Internal Trigger: This trigger is something which a person feels or thinks. For example, if you feel bored you may be triggered to use Facebook.
Source: Strong Emotional Reaction
The starter questions which you can ask yourself about Triggers are:
- What are the applicable triggers for your various personas?
- What are the internal/external triggers to use your product/services?
- How will you identify if they are working?
- What methods will you employ to make them more effective?
- What existing triggers are common in your different personas and what you can replicate or learn from that?
The action is done in anticipation of a reward. It can be as simple as performing a search in Google or logging in to you Facebook account and scrolling through the feed. As a product designer, you need to make this minimum action as easy as possible.
According to Fogg behavior model there is an inverse relationship between ability and motivation. So, the harder is your Action, the more motivation you need to manufacture.
Source: Fogg behavior model
You can begin with following questions about your Actions:
- Have you minimized the effort needed to take anticipated action?
- What minimum action people need to take in expectation of reward?
3. Variable Reward
To make the users repeat their actions, a reward should follow. Beyond just helping users meet their objectives, you can use variable rewards to keep customers engaged.

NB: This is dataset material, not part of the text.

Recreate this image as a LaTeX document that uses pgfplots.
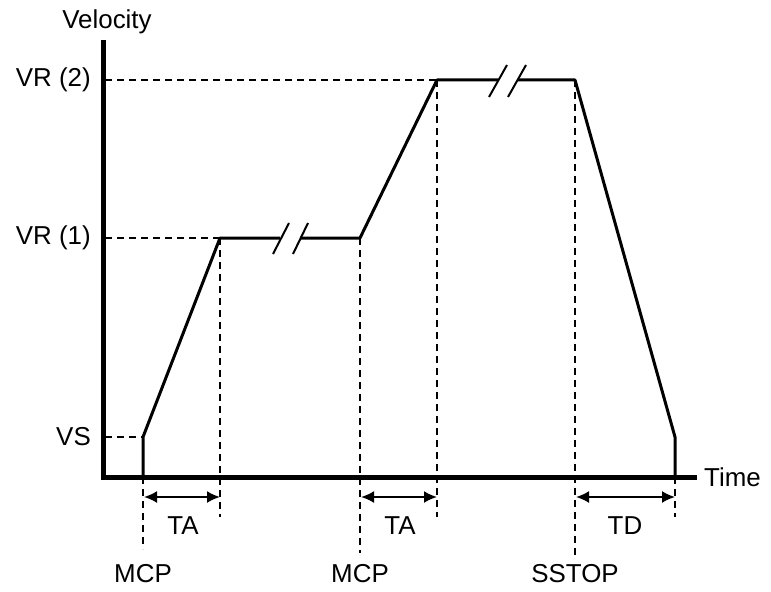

You can do a lot of tuning to manufacture desire for the reward. See how multi-player video games create infinite variability through social interaction. Or when you scroll down the feed is a variable reward as you are not sure what you will see the next time your log in.
You can ask following questions to yourself about Rewards:
- How will you reward the customers?
- Is there exciting variability?
- Are the rewards for self or tribe (community) and how you can add numerous reward types?
Investment is the fourth component of the framework. As a product manager you need to get a user to put in time and efforts to tailor your products to their needs. The users have to set themselves for the next trigger, store values and create preferences.
For instance, if you interest a visitor to your webpage sign up for your newsletter, you are setting them up for the next trigger. This commitment causes them to come back to your product again when they are triggered again – which begins the habit-forming loop once again.
An Example of the Hook Model
An interesting example for Hook model is Facebook, as you can easily get habitual to it. It will include the four standard components of the hook’s canvas:
- Triggers: External triggers in this case may be people tagging your pictures, planning events with you or talking with you. The internal triggers may be that you are feeling bored and want to check what your friends are up to.
- Actions: The obvious action may be to create an account and add a few friends. You can also post if you like sharing things and then check compulsively to see if anyone likes it.
- Rewards: You may get likes and shares, may find old friends or get in touch with other friends.
- Investment: Your friends’ network grows on Facebook whereas your real life friends may be few. It becomes a part of how you and your friends meet and create relationships.
Habit design has an enormous potential and power. You must know how to harness the power of Hooks to improve people’s lives and closely knit it with your product. You can build better and engaging products by simply influencing user behavior.
If you are not still sure how you can apply this framework to your product, don’t lose hope. Every application doesn’t need to form a habit, you can also use pieces of this framework if you are building a tool you hope people will use without being prompted.
You can also improve your product or service by paying attention to customer’s feedback as unconscious behaviors also play a role in getting customers hooked. You can use the fundamentals of consumer psychology to build the right products by understanding what users tell you they want, or what they are unable to express.